Of course, if the federal government moves in that direction, I expect that the states will follow – not necessarily quickly but inevitably.
 By Ian Bremmer, http://time.com/4703326/wikileaks-vault-7-forced-transparency/ (accessed March 23, 2017).
February 27, 2017
Last week, I posted my take on the future of FOIA (Freedom of Information Act) requests on the US government. What I neglected to do was to discuss the possible impact of relatively recent changes made in the US law by the FOIA Improvement Act of 2016 offered as improving transparency and access. From here, it gets a little technical.
Two of the relevant 2016 changes, as summarized by the US Department of Justice, are as follows:
- “Agencies ‘shall withhold information’ under the FOIA ‘only if the agency reasonably foresees that disclosure would harm an interest protected by an exemption’ or ‘disclosure is prohibited by law.’
- “Agencies shall ‘consider whether partial disclosure of information is possible whenever the agency determines that a full disclosure of a requested record is not possible.’”
Now, to be fair, these changes would appear to undercut my negative view of the future use of the US FOIA in CI. However, they do not.
As for #1, this does not change the current underlying interpretation of the FOIA that its Exemption 4 of the FOIA still covers
“two distinct categories of information in federal agency records, (1) trade secrets, and (2) information that is (a) commercial or financial, and (b) obtained from a person, and (c) privileged or confidential.”
In other words, anything falling into either category of Exemption 4 cannot be released.
The current interpretations of the scope of Exemption 4 are very broad. With a few exceptions, the federal courts have held that “trade secrets” here have a meaning broader than the usual meaning. That is, it covers “virtually any information that provides a competitive advantage” . That means more is kept from release than is covered by what most of us understand a trade secret to be.
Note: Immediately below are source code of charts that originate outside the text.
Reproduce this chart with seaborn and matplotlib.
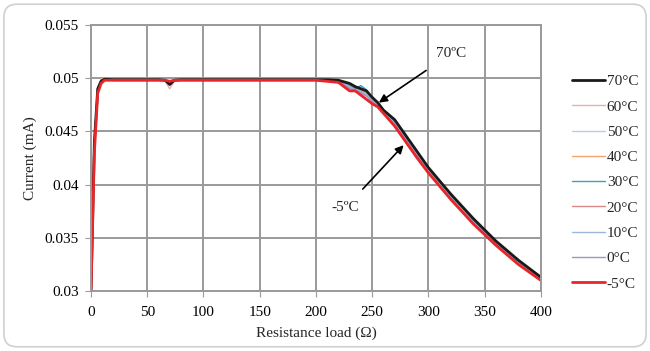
import numpy as np
import pandas as pd
import matplotlib
matplotlib.use('Agg')
import matplotlib.pyplot as plt
from matplotlib.patches import FancyBboxPatch
import seaborn as sns

# data
resistance = [0, 3, 6, 9, 12, 20, 60, 66, 70, 74, 80, 150, 200, 210, 220, 225, 230,
              235, 240, 245, 250, 255, 260, 270, 280, 290, 300, 320, 340, 360, 380, 400]

series_names = ['70°C', '60°C', '50°C', '40°C', '30°C', '20°C', '10°C', '0°C', '-5°C']

i_70 = [0.030, 0.0440, 0.0490, 0.0497, 0.0499, 0.04985, 0.04985, 0.0498, 0.0494, 0.0498, 0.04985,
        0.04985, 0.04985, 0.04985, 0.0498, 0.04965, 0.0495, 0.0492, 0.0490, 0.0488, 0.0482, 0.0477,
        0.0470, 0.0461, 0.0446, 0.0431, 0.0416, 0.0391, 0.0368, 0.0347, 0.0329, 0.0313]
i_60 = [0.030, 0.0442, 0.0491, 0.0499, 0.0500, 0.04985, 0.04985, 0.0497, 0.0490, 0.0497, 0.04985,
        0.04985, 0.04985, 0.04985, 0.0498, 0.0496, 0.0494, 0.0491, 0.0489, 0.0487, 0.0481, 0.0476,
        0.0469, 0.0460, 0.0445, 0.0430, 0.0415, 0.0390, 0.0367, 0.0346, 0.0328, 0.0312]
i_50 = [0.030, 0.0441, 0.0490, 0.0498, 0.0499, 0.04985, 0.04985, 0.0498, 0.0497, 0.0498, 0.04985,
        0.04985, 0.04985, 0.04985, 0.0498, 0.0496, 0.0493, 0.0491, 0.0492, 0.0487, 0.0482, 0.0475,
        0.0469, 0.0460, 0.0445, 0.0430, 0.0415, 0.0390, 0.0367, 0.0346, 0.0328, 0.0312]
i_40 = [0.030, 0.0442, 0.0491, 0.0499, 0.0500, 0.04985, 0.04985, 0.0498, 0.0497, 0.0498, 0.04985,
        0.04985, 0.04985, 0.04985, 0.0498, 0.0496, 0.0494, 0.0490, 0.0489, 0.0486, 0.0481, 0.0477,
        0.0470, 0.0459, 0.0444, 0.0429, 0.0414, 0.0389, 0.0366, 0.0345, 0.0327, 0.0311]
i_30 = [0.030, 0.0440, 0.0490, 0.0498, 0.0499, 0.04985, 0.04985, 0.0498, 0.0497, 0.0498, 0.04985,
        0.04985, 0.04985, 0.04985, 0.0498, 0.0496, 0.0493, 0.0490, 0.0493, 0.0489, 0.0480, 0.0474,
        0.0469, 0.0459, 0.0444, 0.0429, 0.0414, 0.0389, 0.0366, 0.0345, 0.0327, 0.0311]
i_20 = [0.030, 0.0439, 0.0489, 0.0497, 0.0499, 0.04985, 0.04985, 0.0498, 0.0497, 0.0498, 0.04985,
        0.04985, 0.04985, 0.04985, 0.0497, 0.0495, 0.0491, 0.0489, 0.0487, 0.0484, 0.0479, 0.0475,
        0.0468, 0.0458, 0.0443, 0.0428, 0.0413, 0.0388, 0.0365, 0.0344, 0.0326, 0.0311]
i_10 = [0.030, 0.0439, 0.0489, 0.0497, 0.0499, 0.04985, 0.04985, 0.0498, 0.0497, 0.0498, 0.04985,
        0.04985, 0.04985, 0.04985, 0.0497, 0.0495, 0.0492, 0.0489, 0.0488, 0.0485, 0.0480, 0.0474,
        0.0468, 0.0458, 0.0443, 0.0428, 0.0413, 0.0388, 0.0365, 0.0344, 0.0326, 0.0311]
i_0 = [0.030, 0.0438, 0.0489, 0.0497, 0.0499, 0.04985, 0.04985, 0.0498, 0.0497, 0.0498, 0.04985,
       0.04985, 0.04985, 0.04985, 0.0497, 0.0494, 0.0490, 0.0489, 0.0486, 0.0483, 0.0478, 0.0474,
       0.0467, 0.0457, 0.0442, 0.0427, 0.0412, 0.0387, 0.0364, 0.0344, 0.0326, 0.0310]
i_m5 = [0.030, 0.0430, 0.0486, 0.0495, 0.0498, 0.0498, 0.0498, 0.0498, 0.0497, 0.0498, 0.0498,
        0.0498, 0.0498, 0.0497, 0.0496, 0.0492, 0.0488, 0.0488, 0.0484, 0.0480, 0.0476, 0.0473,
        0.0467, 0.0455, 0.0440, 0.0425, 0.0411, 0.0386, 0.0363, 0.0343, 0.0325, 0.0310]

all_series = [i_70, i_60, i_50, i_40, i_30, i_20, i_10, i_0, i_m5]

colors = ['#1a1a1a', '#e6b0b0', '#b9cde5', '#f4a36a', '#3f9fb5', '#d98a88', '#9bb7d9', '#a493c2', '#e8262a']
widths = [2.0, 1.0, 1.0, 1.0, 1.0, 1.0, 1.0, 1.0, 2.0]

y_ticks = [0.03, 0.035, 0.04, 0.045, 0.05, 0.055]
y_tick_labels = ['0.03', '0.035', '0.04', '0.045', '0.05', '0.055']
x_ticks = [0, 50, 100, 150, 200, 250, 300, 350, 400]

rows = []
for name, vals in zip(series_names, all_series):
    for r, v in zip(resistance, vals):
        rows.append({'Resistance': r, 'Current': v, 'Temp': name})
df = pd.DataFrame(rows)

sns.set_style('white')
plt.rcParams['font.family'] = ['Liberation Serif', 'DejaVu Serif']

fig = plt.figure(figsize=(6.5, 3.51), dpi=100)
ax = fig.add_axes([0.14, 0.171, 0.692, 0.758])

# rounded frame round the chart
frame = FancyBboxPatch((0.006, 0.012), 0.988, 0.976, boxstyle='round,pad=0,rounding_size=0.02',
                       transform=fig.transFigure, facecolor='none', edgecolor='#d0d0d0',
                       linewidth=1.2, mutation_aspect=6.5 / 3.51)
fig.patches.append(frame)

# draw the -5 and 70 lines last so they sit on top
order = [1, 2, 3, 4, 5, 6, 7, 0, 8]
for k in order:
    sub = df[df['Temp'] == series_names[k]]
    sns.lineplot(data=sub, x='Resistance', y='Current', ax=ax, color=colors[k],
                 linewidth=widths[k], label=series_names[k], legend=False)

fs = 11

ax.set_xlim(0, 400)
ax.set_ylim(0.03, 0.055)
ax.set_xticks(x_ticks)
ax.set_yticks(y_ticks)
ax.set_yticklabels(y_tick_labels)
ax.grid(True, color='#9a9a9a', linewidth=1.4)
ax.set_axisbelow(True)
for s in ax.spines.values():
    s.set_color('#9a9a9a')
    s.set_linewidth(1.4)
ax.tick_params(axis='both', labelsize=fs, colors='black', length=4, color='#9a9a9a')
ax.tick_params(axis='y', left=True, pad=5)
ax.tick_params(axis='x', bottom=True, pad=7)

ax.set_xlabel('Resistance load (Ω)', fontsize=fs, labelpad=5)
ax.set_ylabel('Current (mA)', fontsize=fs, labelpad=5)

# annotations
ax.annotate('70ºC', xy=(256, 0.0477), xytext=(320, 0.0523),
            fontsize=fs, ha='center', va='center',
            arrowprops=dict(arrowstyle='-|>', color='black', lw=1.2, shrinkA=9, shrinkB=0,
                            mutation_scale=12))
ax.annotate('-5ºC', xy=(278, 0.0437), xytext=(226, 0.0378),
            fontsize=fs, ha='center', va='center',
            arrowprops=dict(arrowstyle='-|>', color='black', lw=1.2, shrinkA=9, shrinkB=0,
                            mutation_scale=12))

handles = [plt.Line2D([0], [0], color=c, lw=w) for c, w in zip(colors, widths)]
fig.legend(handles, series_names, loc='upper left', bbox_to_anchor=(0.87, 0.805),
           frameon=False, fontsize=fs, handlelength=2.2, handletextpad=0.1,
           labelspacing=0.76, borderaxespad=0)

fig.savefig('out.png', dpi=100)
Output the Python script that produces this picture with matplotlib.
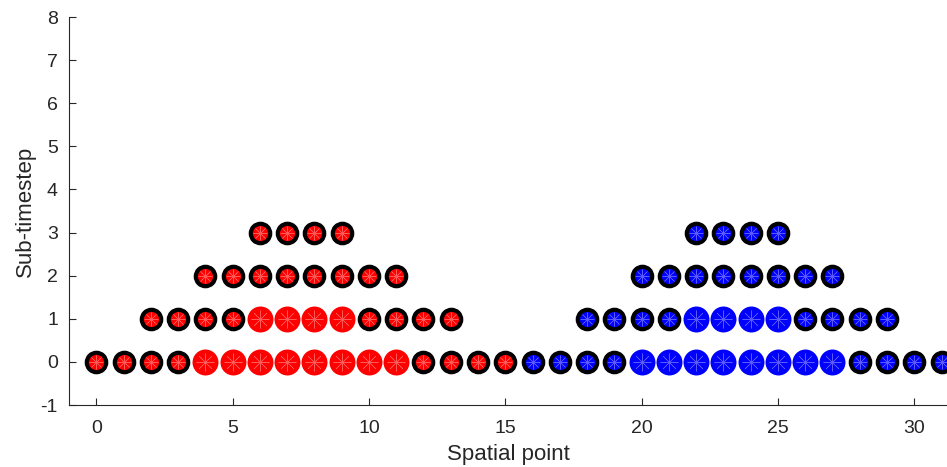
import matplotlib
matplotlib.use("Agg")
import matplotlib.pyplot as plt

plt.rcParams['font.family'] = ['Liberation Sans', 'DejaVu Sans']
plt.rcParams['axes.unicode_minus'] = False

# spatial points per sub-timestep (row), ring markers and plain filled markers
red_ring_0 = [0, 1, 2, 3, 12, 13, 14, 15]
red_ring_1 = [2, 3, 4, 5, 10, 11, 12, 13]
red_ring_2 = [4, 5, 6, 7, 8, 9, 10, 11]
red_ring_3 = [6, 7, 8, 9]
red_fill_0 = [4, 5, 6, 7, 8, 9, 10, 11]
red_fill_1 = [6, 7, 8, 9]

blue_ring_0 = [16, 17, 18, 19, 28, 29, 30, 31]
blue_ring_1 = [18, 19, 20, 21, 26, 27, 28, 29]
blue_ring_2 = [20, 21, 22, 23, 24, 25, 26, 27]
blue_ring_3 = [22, 23, 24, 25]
blue_fill_0 = [20, 21, 22, 23, 24, 25, 26, 27]
blue_fill_1 = [22, 23, 24, 25]

xticks = [0, 5, 10, 15, 20, 25, 30]
yticks = [-1, 0, 1, 2, 3, 4, 5, 6, 7, 8]

fig = plt.figure(figsize=(9.47, 4.67), dpi=100)
ax = fig.add_axes([69 / 947, 62 / 467, 1 - 69 / 947, 388 / 467])

rings = {'red': [red_ring_0, red_ring_1, red_ring_2, red_ring_3],
         'blue': [blue_ring_0, blue_ring_1, blue_ring_2, blue_ring_3]}
fills = {'red': [red_fill_0, red_fill_1],
         'blue': [blue_fill_0, blue_fill_1]}
light = {'red': '#ff5a5a', 'blue': '#5a5aff'}
face = {'red': '#ff0000', 'blue': '#0000ff'}

for c in ['red', 'blue']:
    for row, xs in enumerate(rings[c]):
        ax.plot(xs, [row] * len(xs), 'o', ms=14, mfc=face[c], mec='black',
                mew=3, ls='none')
        ax.plot(xs, [row] * len(xs), marker=(8, 2, 0), ms=10, mec=light[c],
                mew=0.4, ls='none')
    for row, xs in enumerate(fills[c]):
        ax.plot(xs, [row] * len(xs), 'o', ms=18.7, mfc=face[c], mec='none',
                ls='none')
        ax.plot(xs, [row] * len(xs), marker=(8, 2, 0), ms=13, mec=light[c],
                mew=0.4, ls='none')

ax.set_xlim(-1, 31.2)
ax.set_ylim(-1, 8)
ax.set_xticks(xticks)
ax.set_yticks(yticks)
ax.spines['top'].set_visible(False)
ax.spines['right'].set_visible(False)
for s in ['left', 'bottom']:
    ax.spines[s].set_color('#262626')
    ax.spines[s].set_linewidth(0.8)
ax.tick_params(direction='in', length=5, width=0.8, color='#262626',
               labelsize=14, labelcolor='#262626', pad=8)
ax.tick_params(axis='x', pad=11)
ax.set_xlabel('Spatial point', fontsize=16, color='#262626', labelpad=5)
ax.set_ylabel('Sub-timestep', fontsize=16, color='#262626', labelpad=3)

fig.savefig('out.png', dpi=100)
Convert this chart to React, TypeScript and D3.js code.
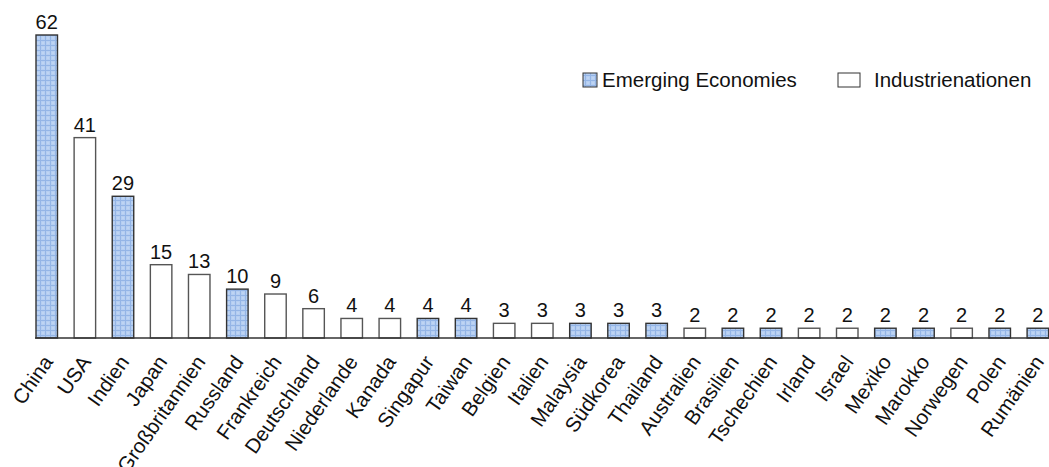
import React from "react";
import * as d3 from "d3";

const categories = ["China","USA","Indien","Japan","Großbritannien","Russland","Frankreich","Deutschland","Niederlande","Kanada","Singapur","Taiwan","Belgien","Italien","Malaysia","Südkorea","Thailand","Australien","Brasilien","Tschechien","Irland","Israel","Mexiko","Marokko","Norwegen","Polen","Rumänien"];
const values = [62,41,29,15,13,10,9,6,4,4,4,4,3,3,3,3,3,2,2,2,2,2,2,2,2,2,2];
const groups = ["E","I","E","I","I","E","I","I","I","I","E","E","I","I","E","E","E","I","E","E","I","I","E","E","I","E","E"];
const legendLabels = ["Emerging Economies", "Industrienationen"];

const W = 1049, H = 467;
const FONT = "'Liberation Sans', Arial, Helvetica, sans-serif";

export default function App() {
  const x = d3.scaleBand<string>().domain(categories).range([36, 1048.6]).paddingInner(0.436).paddingOuter(0);
  const y = d3.scaleLinear().domain([0, 62]).range([338, 35]);
  const bw = x.bandwidth();
  return (
    <svg width={W} height={H} style={{ position: "absolute", left: 0, top: 0, background: "#fff" }} fontFamily={FONT}>
      <defs>
        <pattern id="grid" width="5" height="5" patternUnits="userSpaceOnUse">
          <rect width="5" height="5" fill="#b5cef1" />
          <rect x="0" y="0" width="5" height="1" fill="#94b5e6" />
          <rect x="0" y="0" width="1" height="5" fill="#94b5e6" />
          <rect x="2.5" y="2.5" width="1" height="1" fill="#dbe8f9" />
        </pattern>
      </defs>
      <rect width={W} height={H} fill="#fff" />
      {categories.map((c, i) => {
        const x0 = x(c)!;
        const top = y(values[i]);
        const em = groups[i] === "E";
        return (
          <g key={c}>
            <rect x={x0} y={top} width={bw} height={y(0) - top}
              fill={em ? "url(#grid)" : "#fff"} stroke={em ? "#333" : "#555"} strokeWidth={1.4} />
            <text x={x0 + bw / 2} y={top - 6} textAnchor="middle" fontSize={20} fill="#111">{values[i]}</text>
            <text transform={`translate(${x0 + bw / 2 + 7},${362}) rotate(-55)`} textAnchor="end" fontSize={20.5} fill="#111">{c}</text>
          </g>
        );
      })}
      <line x1={35} x2={1049} y1={y(0)} y2={y(0)} stroke="#333" strokeWidth={1.5} />
      <g>
        <rect x={583} y={73} width={14} height={14} fill="url(#grid)" stroke="#333" strokeWidth={1} />
        <text x={602} y={87} fontSize={20.5} fill="#111">{legendLabels[0]}</text>
        <rect x={838} y={73} width={22} height={14} fill="#fff" stroke="#333" strokeWidth={1} />
        <text x={874} y={87} fontSize={20.5} fill="#111">{legendLabels[1]}</text>
      </g>
    </svg>
  );
}
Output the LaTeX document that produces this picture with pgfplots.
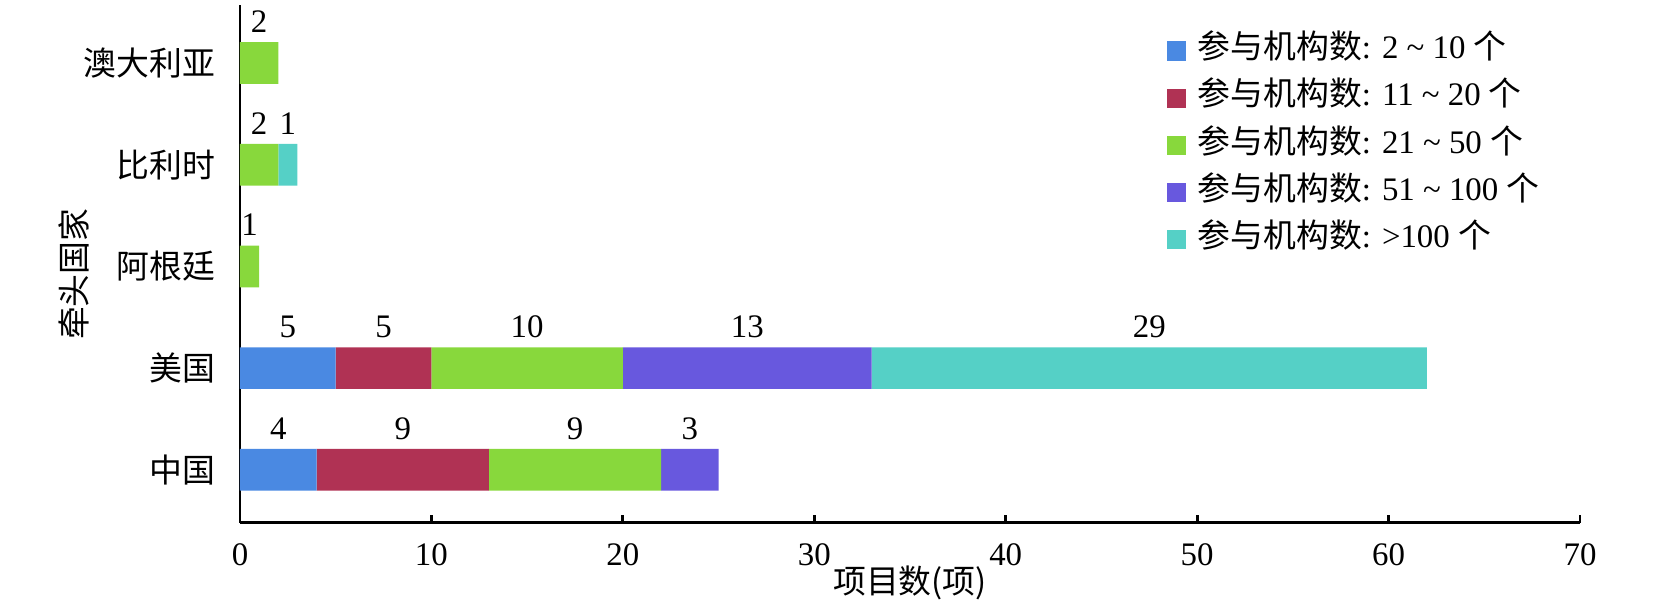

As #2’s “privileged or confidential”, the current standard is not merely whether the “information would customarily [not] be disclosed to the public by the person from whom it was obtained” , but rather
“commercial or financial matter is ‘confidential’ for purposes of the exemption if disclosure of the information is likely to have either of the following effects: (1) to impair the Government’s ability to obtain necessary information in the future; or (2) to cause substantial harm to the competitive position of the person from whom the information was obtained” .
In other words, what the FOIA protects from disclosure in the context of CI is, in practice, even broader than the plain language of Exemption 4. So, adding language which directs an agency to “foresee” this or “consider” that will not change the overly protective standards now in place.